18.  Le requérant rappelle la liste de restrictions imposées par le régime 41bis, parmi lesquelles la vidéosurveillance ne figure pas. Selon lui, cette mesure est un acte sadique et dégradant qui provoque un état de frustration psychologique chez un détenu qui, comme lui, dispose d’une cellule individuelle. La vidéosurveillance est également un acte incompatible avec la vie privée et ne répond pas au but de protéger la santé du détenu : en effet, si c’était le cas, la zone de la douche serait couverte par la caméra car c’est la plus dangereuse pour le risque de chute. En outre, toutes les cellules seraient équipées de caméras, ce qui n’est pas le cas. Et les lumières ne seraient pas allumées tout le temps. Se référant aux affaires Horych c. Pologne (no 13621/08, 17 avril 2012) et Piechowicz c. Pologne (no 20071/07, 17 avril 2012), le requérant demande à la Cour de conclure à une violation de la Convention. Le requérant observe ensuite que la loi ne prévoit pas de manière spécifique l’usage de caméras de surveillance et elle manque complètement de règles quant à l’usage de cette mesure. Il y aurait par conséquent une base légale insuffisante. En outre, la mesure litigieuse n’est pas nécessaire dans une société démocratique vu que le requérant est déjà soumis depuis longtemps aux restrictions découlant de l’application du régime 41bis, que les caméras fonctionnent en permanence, que sa vie privée et son intimité sont compromises. S’agissant des modalités de conservation des images, le requérant soutient que celles-ci ne reposent pas sur une base légale et qu’elles se heurtent à la Convention pour la protection des personnes à l’égard du traitement automatisé des données à caractère personnel (Série des traités européens no 108, Strasbourg, 1981).

19.  La Cour rappelle d’emblée qu’aux termes de l’article 35 § 1 de la Convention, un requérant doit se prévaloir des recours normalement disponibles et suffisants dans l’ordre juridique interne pour permettre d’obtenir la réparation des violations alléguées. Ces recours doivent exister à un degré suffisant de certitude, en pratique comme en théorie, sans quoi leur manquent l’effectivité et l’accessibilité voulues. Rien n’impose d’utiliser les remèdes qui ne sont ni adéquats ni effectifs (Andronicou et Constantinou c. Chypre, 9 octobre 1997, § 159, Recueil des arrêts et décisions 1997‑VI).

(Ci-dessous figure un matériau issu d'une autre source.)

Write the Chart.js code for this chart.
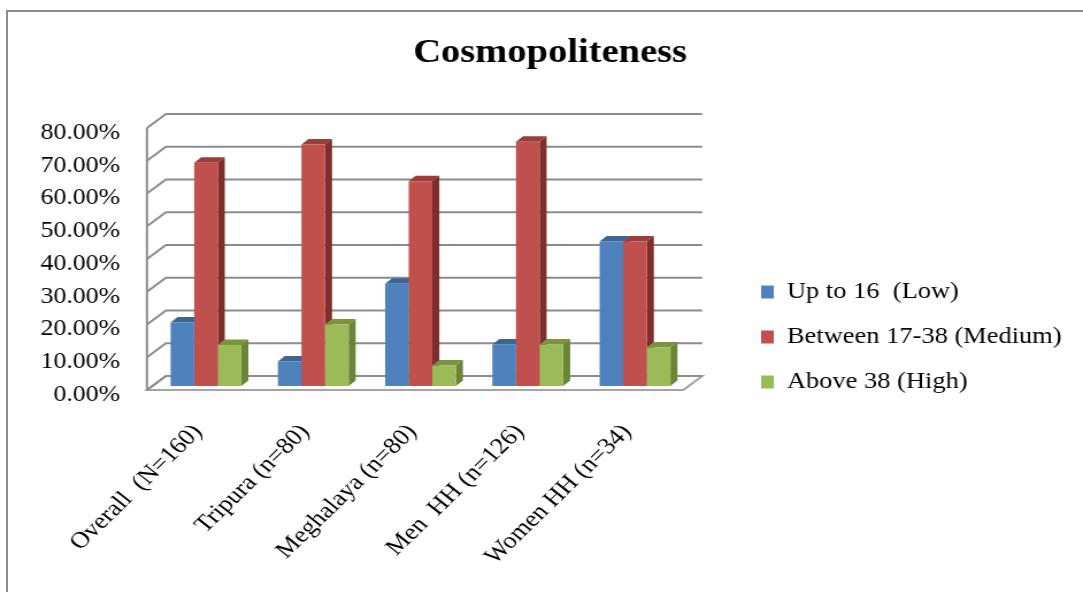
<!DOCTYPE html>
<html>
<head>
<meta charset="utf-8">
<title>Cosmopoliteness</title>
<script src="https://cdn.jsdelivr.net/npm/chart.js@4/dist/chart.umd.min.js"></script>
<style>
  html, body { margin: 0; padding: 0; background: #fff; width: 1083px; height: 592px; overflow: hidden; }
  #frame { position: absolute; left: 6px; top: 10px; width: 2000px; height: 2000px;
           border-left: 2px solid #8c8c8c; border-top: 2px solid #8c8c8c; }
  /* the chart is drawn on a narrower canvas and widened to the page width */
  #wrap { position: absolute; left: 0; top: 0; width: 942px; height: 592px;
          transform: scaleX(1.14968); transform-origin: 0 0; }
</style>
</head>
<body>
<div id="frame"></div>
<div id="wrap"><canvas id="chart"></canvas></div>
<script>
// ---- data ----
const categories = ['Overall  (N=160)', 'Tripura (n=80)', 'Meghalaya (n=80)', 'Men  HH (n=126)', 'Women HH (n=34)'];
const seriesNames = ['Up to 16  (Low)', 'Between 17-38 (Medium)', 'Above 38 (High)'];
const lowValues = [19.38, 7.50, 31.25, 12.70, 44.12];
const mediumValues = [68.13, 73.75, 62.50, 74.60, 44.12];
const highValues = [12.50, 18.75, 6.25, 12.70, 11.76];
const yTicks = [0, 10, 20, 30, 40, 50, 60, 70, 80];

// ---- layout (canvas pixels) ----
const FONT = "'Liberation Serif', 'Times New Roman', serif";
const CW = 942, CH = 592;
const PLOT_LEFT = 132.5, PLOT_RIGHT = 599, PLOT_BOTTOM = 386;
const TITLE_CENTER = 478.5;
const FRONT = { dx: -4.7, dy: 4 };     // front edge of the floor / side wall
const BACK = { dx: 11.8, dy: -10 };    // back wall
const DEPTH = { dx: 6.1, dy: -5.5 };   // bar depth
const LEGEND_BOX_X = 662, LEGEND_ITEM_Y = 280.5, LEGEND_PAD = 22;

const padL = 2 * TITLE_CENTER - CW;   // right padding is 0
const legendSpace = CW - PLOT_RIGHT;

function polygon(ctx, pts) {
  ctx.beginPath();
  ctx.moveTo(pts[0][0], pts[0][1]);
  for (let k = 1; k < pts.length; k++) ctx.lineTo(pts[k][0], pts[k][1]);
  ctx.closePath();
  ctx.fill();
}

const threeD = {
  id: 'threeD',
  beforeLayout(chart) {
    const lg = chart.legend;
    if (lg && !lg._fixedFit) {
      const fit = lg.fit.bind(lg);
      lg.fit = function () { fit(); this.width = legendSpace; };
      lg._fixedFit = true;
    }
  },
  beforeDraw(chart) {
    const lg = chart.legend;
    if (!lg) return;
    lg.left = LEGEND_BOX_X - LEGEND_PAD;
    lg.right = chart.width;
    lg.top = LEGEND_ITEM_Y - LEGEND_PAD;
    lg.bottom = chart.height;
  },
  beforeDatasetsDraw(chart) {
    const ctx = chart.ctx;
    const ys = chart.scales.y;
    const x0 = chart.chartArea.left, x1 = chart.chartArea.right;
    const yb = ys.getPixelForValue(0);
    const yt = ys.getPixelForValue(yTicks[yTicks.length - 1]);
    ctx.save();
    // floor
    ctx.beginPath();
    ctx.moveTo(x0 + FRONT.dx, yb + FRONT.dy);
    ctx.lineTo(x1 + FRONT.dx, yb + FRONT.dy);
    ctx.lineTo(x1 + BACK.dx, yb + BACK.dy);
    ctx.lineTo(x0 + BACK.dx, yb + BACK.dy);
    ctx.closePath();
    ctx.fillStyle = '#ffffff';
    ctx.fill();
    ctx.strokeStyle = '#a3a3a3';
    ctx.lineWidth = 2;
    ctx.stroke();
    // gridlines on side wall and back wall
    ctx.strokeStyle = '#8c8c8c';
    ctx.lineWidth = 2;
    ctx.lineJoin = 'miter';
    yTicks.forEach(v => {
      const y = ys.getPixelForValue(v);
      ctx.beginPath();
      ctx.moveTo(x0 + FRONT.dx, y + FRONT.dy);
      ctx.lineTo(x0 + BACK.dx, y + BACK.dy);
      ctx.lineTo(x1 + BACK.dx, y + BACK.dy);
      ctx.stroke();
    });
    ctx.beginPath();
    ctx.moveTo(x0 + FRONT.dx, yt + FRONT.dy);
    ctx.lineTo(x0 + FRONT.dx, yb + FRONT.dy);
    ctx.stroke();
    // bar tops and sides; front faces are drawn by the bar controller
    for (let j = 0; j < categories.length; j++) {
      chart.data.datasets.forEach((ds, i) => {
        const bar = chart.getDatasetMeta(i).data[j];
        if (!bar) return;
        const { x, y, base, width } = bar.getProps(['x', 'y', 'base', 'width'], true);
        const xl = x - width / 2, xr = x + width / 2;
        ctx.fillStyle = ds.topColor;
        polygon(ctx, [[xl, y], [xr, y], [xr + DEPTH.dx, y + DEPTH.dy], [xl + DEPTH.dx, y + DEPTH.dy]]);
        ctx.fillStyle = ds.sideColor;
        polygon(ctx, [[xr, y], [xr + DEPTH.dx, y + DEPTH.dy], [xr + DEPTH.dx, base + DEPTH.dy], [xr, base]]);
      });
    }
    ctx.restore();
  }
};

new Chart(document.getElementById('chart'), {
  type: 'bar',
  data: {
    labels: categories,
    datasets: [
      { label: seriesNames[0], data: lowValues, backgroundColor: '#4F81BD', topColor: '#3C6494', sideColor: '#385D8A' },
      { label: seriesNames[1], data: mediumValues, backgroundColor: '#C0504D', topColor: '#9D3D3A', sideColor: '#7E2F2D' },
      { label: seriesNames[2], data: highValues, backgroundColor: '#9BBB59', topColor: '#7A9440', sideColor: '#6B8536' }
    ]
  },
  options: {
    responsive: true,
    maintainAspectRatio: false,
    animation: false,
    events: [],
    layout: { padding: { left: padL, right: 0, top: 0, bottom: 0 } },
    datasets: { bar: { barPercentage: 1, categoryPercentage: 0.66, borderWidth: 0 } },
    scales: {
      x: {
        grid: { display: false, drawTicks: false },
        border: { display: false },
        ticks: {
          autoSkip: false, minRotation: 48, maxRotation: 48, padding: 33, labelOffset: -7,
          color: '#000', font: { family: FONT, size: 23 }
        },
        afterFit(scale) { scale.height = CH - PLOT_BOTTOM; }
      },
      y: {
        min: yTicks[0], max: yTicks[yTicks.length - 1],
        grid: { display: false, drawTicks: false },
        border: { display: false },
        afterBuildTicks(scale) { scale.ticks = yTicks.map(v => ({ value: v })); },
        ticks: {
          padding: 28, labelOffset: 9,
          color: '#000', font: { family: FONT, size: 22.5 },
          callback: v => v.toFixed(2) + '%'
        },
        afterFit(scale) { scale.width = PLOT_LEFT - padL; }
      }
    },
    plugins: {
      title: {
        display: true, text: 'Cosmopoliteness', color: '#000',
        font: { family: FONT, size: 33.5, weight: 'bold', lineHeight: 1.2 },
        padding: { top: 33, bottom: 50.8 }
      },
      legend: {
        display: true, position: 'right', align: 'start',
        labels: {
          boxWidth: 11, boxHeight: 13, padding: LEGEND_PAD,
          color: '#000', font: { family: FONT, size: 23 }
        }
      },
      tooltip: { enabled: false }
    }
  },
  plugins: [threeD]
});
</script>
</body>
</html>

20.  En l’espèce, le requérant ne conteste ni l’existence ni l’accessibilité des recours permettant de contester l’application de la mesure de la vidéosurveillance. Il estime toutefois que ces recours ne sauraient pas passer comme étant efficaces et ne doivent dès lors pas être utilisés, étant donné que tous les autres griefs relatifs aux conditions de détention qu’il a soulevés devant les juridictions nationales ont été rejetés.

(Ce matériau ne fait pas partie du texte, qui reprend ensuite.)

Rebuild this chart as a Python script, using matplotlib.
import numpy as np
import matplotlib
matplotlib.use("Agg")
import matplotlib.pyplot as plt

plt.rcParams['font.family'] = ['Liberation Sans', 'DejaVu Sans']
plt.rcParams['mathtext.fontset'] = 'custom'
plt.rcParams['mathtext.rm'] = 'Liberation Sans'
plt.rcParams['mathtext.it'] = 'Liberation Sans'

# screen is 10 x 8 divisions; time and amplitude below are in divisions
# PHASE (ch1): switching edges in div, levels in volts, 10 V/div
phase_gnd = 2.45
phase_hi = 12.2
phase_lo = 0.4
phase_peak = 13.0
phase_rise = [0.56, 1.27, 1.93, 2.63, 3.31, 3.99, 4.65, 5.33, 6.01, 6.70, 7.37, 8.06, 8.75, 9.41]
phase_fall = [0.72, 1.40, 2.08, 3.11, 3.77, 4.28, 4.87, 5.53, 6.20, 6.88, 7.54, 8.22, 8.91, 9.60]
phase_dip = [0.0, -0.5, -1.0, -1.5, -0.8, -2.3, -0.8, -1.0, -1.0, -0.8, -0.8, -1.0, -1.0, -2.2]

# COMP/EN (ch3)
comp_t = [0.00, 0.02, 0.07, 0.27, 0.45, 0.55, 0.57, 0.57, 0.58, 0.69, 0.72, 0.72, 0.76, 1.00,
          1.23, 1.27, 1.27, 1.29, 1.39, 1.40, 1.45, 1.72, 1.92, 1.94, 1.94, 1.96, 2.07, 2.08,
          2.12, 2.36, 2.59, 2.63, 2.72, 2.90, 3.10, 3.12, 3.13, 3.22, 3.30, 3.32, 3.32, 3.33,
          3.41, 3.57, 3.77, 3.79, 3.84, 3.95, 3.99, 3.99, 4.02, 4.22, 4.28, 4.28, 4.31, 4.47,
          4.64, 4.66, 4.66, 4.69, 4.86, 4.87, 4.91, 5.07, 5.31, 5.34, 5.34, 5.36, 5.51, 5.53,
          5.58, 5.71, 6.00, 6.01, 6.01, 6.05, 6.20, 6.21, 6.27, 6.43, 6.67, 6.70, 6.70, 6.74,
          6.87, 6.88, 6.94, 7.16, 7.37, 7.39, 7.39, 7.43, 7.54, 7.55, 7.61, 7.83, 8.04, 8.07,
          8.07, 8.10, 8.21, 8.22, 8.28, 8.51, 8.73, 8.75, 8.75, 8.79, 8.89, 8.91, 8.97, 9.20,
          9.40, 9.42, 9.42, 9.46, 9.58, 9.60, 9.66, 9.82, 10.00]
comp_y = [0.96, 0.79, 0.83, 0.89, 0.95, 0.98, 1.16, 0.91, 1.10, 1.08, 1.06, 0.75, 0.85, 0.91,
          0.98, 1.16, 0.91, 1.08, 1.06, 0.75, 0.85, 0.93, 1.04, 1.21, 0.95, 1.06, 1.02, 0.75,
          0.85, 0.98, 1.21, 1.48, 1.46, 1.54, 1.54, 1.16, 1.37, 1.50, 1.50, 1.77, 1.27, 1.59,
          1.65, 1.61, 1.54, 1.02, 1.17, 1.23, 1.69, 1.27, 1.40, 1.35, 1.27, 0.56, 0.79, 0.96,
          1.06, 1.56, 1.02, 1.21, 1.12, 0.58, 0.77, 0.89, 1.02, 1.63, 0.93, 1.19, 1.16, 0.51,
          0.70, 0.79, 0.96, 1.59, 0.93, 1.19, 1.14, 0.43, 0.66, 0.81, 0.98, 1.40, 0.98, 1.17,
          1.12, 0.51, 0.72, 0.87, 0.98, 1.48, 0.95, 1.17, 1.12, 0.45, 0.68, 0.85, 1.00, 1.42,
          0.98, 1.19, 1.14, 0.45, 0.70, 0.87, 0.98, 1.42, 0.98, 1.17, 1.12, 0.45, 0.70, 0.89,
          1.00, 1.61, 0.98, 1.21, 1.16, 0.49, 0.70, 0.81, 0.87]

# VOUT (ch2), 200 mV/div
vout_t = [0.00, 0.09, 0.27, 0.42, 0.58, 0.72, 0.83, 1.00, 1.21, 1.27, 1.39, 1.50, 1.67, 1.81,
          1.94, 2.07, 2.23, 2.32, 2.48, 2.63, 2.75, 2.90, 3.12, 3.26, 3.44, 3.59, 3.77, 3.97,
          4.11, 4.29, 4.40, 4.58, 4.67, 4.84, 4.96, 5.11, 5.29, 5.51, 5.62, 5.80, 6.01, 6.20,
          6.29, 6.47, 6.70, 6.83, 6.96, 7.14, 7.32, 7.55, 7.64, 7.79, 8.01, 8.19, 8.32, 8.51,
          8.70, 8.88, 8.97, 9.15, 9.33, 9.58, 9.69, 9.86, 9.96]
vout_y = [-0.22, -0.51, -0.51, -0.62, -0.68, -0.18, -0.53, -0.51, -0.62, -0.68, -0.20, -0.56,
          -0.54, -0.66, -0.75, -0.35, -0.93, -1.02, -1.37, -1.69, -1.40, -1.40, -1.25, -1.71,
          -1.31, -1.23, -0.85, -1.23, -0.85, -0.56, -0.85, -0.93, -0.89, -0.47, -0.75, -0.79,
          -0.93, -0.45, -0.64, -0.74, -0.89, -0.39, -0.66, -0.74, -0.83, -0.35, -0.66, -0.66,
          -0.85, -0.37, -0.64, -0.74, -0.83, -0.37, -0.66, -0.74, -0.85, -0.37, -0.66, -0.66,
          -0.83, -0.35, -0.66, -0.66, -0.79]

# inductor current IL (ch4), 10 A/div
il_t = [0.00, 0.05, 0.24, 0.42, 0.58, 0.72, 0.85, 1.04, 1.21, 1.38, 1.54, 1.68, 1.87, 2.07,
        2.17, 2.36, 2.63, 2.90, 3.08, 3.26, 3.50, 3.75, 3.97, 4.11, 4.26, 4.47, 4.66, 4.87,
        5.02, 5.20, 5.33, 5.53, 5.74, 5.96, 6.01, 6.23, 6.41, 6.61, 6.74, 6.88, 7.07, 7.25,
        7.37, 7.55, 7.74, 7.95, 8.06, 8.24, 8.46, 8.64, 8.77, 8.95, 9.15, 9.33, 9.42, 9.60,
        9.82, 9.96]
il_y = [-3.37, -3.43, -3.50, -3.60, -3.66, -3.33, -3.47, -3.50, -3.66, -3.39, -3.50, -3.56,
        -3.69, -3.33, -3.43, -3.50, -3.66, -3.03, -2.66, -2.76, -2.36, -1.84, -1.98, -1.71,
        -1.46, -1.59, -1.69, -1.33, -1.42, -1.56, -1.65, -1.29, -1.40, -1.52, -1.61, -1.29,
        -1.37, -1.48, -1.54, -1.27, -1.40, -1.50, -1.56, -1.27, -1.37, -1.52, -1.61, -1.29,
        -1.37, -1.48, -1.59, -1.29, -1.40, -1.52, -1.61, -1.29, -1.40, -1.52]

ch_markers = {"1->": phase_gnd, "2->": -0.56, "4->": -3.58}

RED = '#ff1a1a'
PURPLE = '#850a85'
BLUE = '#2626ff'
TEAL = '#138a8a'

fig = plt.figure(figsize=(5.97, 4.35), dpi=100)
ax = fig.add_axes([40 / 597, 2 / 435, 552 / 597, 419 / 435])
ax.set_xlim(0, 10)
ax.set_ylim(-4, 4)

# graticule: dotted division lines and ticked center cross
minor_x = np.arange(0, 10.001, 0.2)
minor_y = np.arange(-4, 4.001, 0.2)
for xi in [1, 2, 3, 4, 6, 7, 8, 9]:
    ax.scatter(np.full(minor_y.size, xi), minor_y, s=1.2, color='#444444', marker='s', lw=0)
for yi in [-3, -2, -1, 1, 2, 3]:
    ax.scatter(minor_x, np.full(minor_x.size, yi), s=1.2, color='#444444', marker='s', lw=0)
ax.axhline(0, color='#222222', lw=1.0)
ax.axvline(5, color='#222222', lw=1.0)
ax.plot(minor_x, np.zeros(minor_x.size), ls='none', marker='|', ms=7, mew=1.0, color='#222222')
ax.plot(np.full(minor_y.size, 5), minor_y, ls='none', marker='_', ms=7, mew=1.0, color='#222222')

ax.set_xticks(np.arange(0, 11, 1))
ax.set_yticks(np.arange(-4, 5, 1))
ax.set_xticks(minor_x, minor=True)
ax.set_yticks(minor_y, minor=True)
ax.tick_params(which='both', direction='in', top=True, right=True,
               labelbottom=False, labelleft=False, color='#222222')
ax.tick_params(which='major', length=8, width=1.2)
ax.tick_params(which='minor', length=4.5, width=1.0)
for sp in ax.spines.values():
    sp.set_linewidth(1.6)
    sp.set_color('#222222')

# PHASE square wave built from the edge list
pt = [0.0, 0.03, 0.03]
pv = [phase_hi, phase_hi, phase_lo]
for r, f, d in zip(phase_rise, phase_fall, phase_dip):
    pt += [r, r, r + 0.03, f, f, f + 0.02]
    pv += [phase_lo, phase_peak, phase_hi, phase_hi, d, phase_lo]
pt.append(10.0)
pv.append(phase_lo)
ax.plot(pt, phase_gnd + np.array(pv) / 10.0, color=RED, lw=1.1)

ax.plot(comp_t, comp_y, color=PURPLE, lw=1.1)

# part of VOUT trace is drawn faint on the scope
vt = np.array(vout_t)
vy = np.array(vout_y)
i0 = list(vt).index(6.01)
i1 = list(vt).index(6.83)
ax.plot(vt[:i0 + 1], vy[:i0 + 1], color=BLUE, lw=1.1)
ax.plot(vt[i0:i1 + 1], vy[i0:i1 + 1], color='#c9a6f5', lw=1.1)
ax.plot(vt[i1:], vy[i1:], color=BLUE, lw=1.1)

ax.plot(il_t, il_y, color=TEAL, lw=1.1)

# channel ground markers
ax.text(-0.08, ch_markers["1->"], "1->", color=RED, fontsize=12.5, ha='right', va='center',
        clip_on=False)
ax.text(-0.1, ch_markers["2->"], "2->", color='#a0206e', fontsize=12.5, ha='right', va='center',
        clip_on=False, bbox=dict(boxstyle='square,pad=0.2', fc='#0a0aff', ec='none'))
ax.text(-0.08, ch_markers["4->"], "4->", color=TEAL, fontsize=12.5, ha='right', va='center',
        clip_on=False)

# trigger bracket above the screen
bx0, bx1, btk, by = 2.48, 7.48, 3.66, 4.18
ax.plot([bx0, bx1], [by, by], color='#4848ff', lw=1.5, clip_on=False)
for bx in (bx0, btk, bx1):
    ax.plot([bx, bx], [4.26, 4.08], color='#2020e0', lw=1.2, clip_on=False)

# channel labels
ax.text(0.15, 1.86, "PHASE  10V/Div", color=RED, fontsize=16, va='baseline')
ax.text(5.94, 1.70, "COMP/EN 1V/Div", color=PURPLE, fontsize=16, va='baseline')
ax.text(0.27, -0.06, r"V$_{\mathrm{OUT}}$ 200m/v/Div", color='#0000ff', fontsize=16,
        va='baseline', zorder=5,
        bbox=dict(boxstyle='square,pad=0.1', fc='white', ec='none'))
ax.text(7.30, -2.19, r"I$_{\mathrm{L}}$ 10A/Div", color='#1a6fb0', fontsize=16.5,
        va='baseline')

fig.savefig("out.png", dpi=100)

21.  La Cour n’est pas convaincue par l’argument du requérant et estime que le rejet d’autres griefs par les juridictions nationales n’a aucunement impacté l’efficacité des recours en question. En l’occurrence, le requérant a soulevé une seule fois le grief tiré de la vidéosurveillance devant les juridictions nationales, à savoir devant le tribunal d’application des peines d’Ancône. Ce tribunal a rejeté le recours, composé de plusieurs griefs, sans motiver sur le point en question (paragraphe 8 ci-dessus). Contre cette décision, le requérant ne s’est pas pourvu en cassation. Or, il ressort de la jurisprudence de la Cour de cassation (paragraphe 12 ci-dessus) que le requérant aurait pu contester devant la juridiction suprême le manque de motivation de la décision sur le fond et exiger qu’un juge se prononce sur la mesure contestée. La Cour de cassation est en effet l’instance nationale susceptible d’interpréter la loi et de renforcer la protection juridictionnelle des personnes détenues se trouvant sous le coup des restrictions aux droits fondamentaux comme celle dénoncée. Par ailleurs, la Cour note que le requérant n’a pas soulevé le grief litigieux devant les juridictions nationales après son transfert à la prison de Milan Opera.

22.  Il s’ensuit que le requérant n’a pas satisfait à la condition de l’épuisement des voies de recours internes. Le restant de la requête doit dès lors être rejeté conformément à l’article 35 §§ 1 et 4 de la Convention.

Par ces motifs, la Cour, à l’unanimité,

Déclare le restant de la requête irrecevable.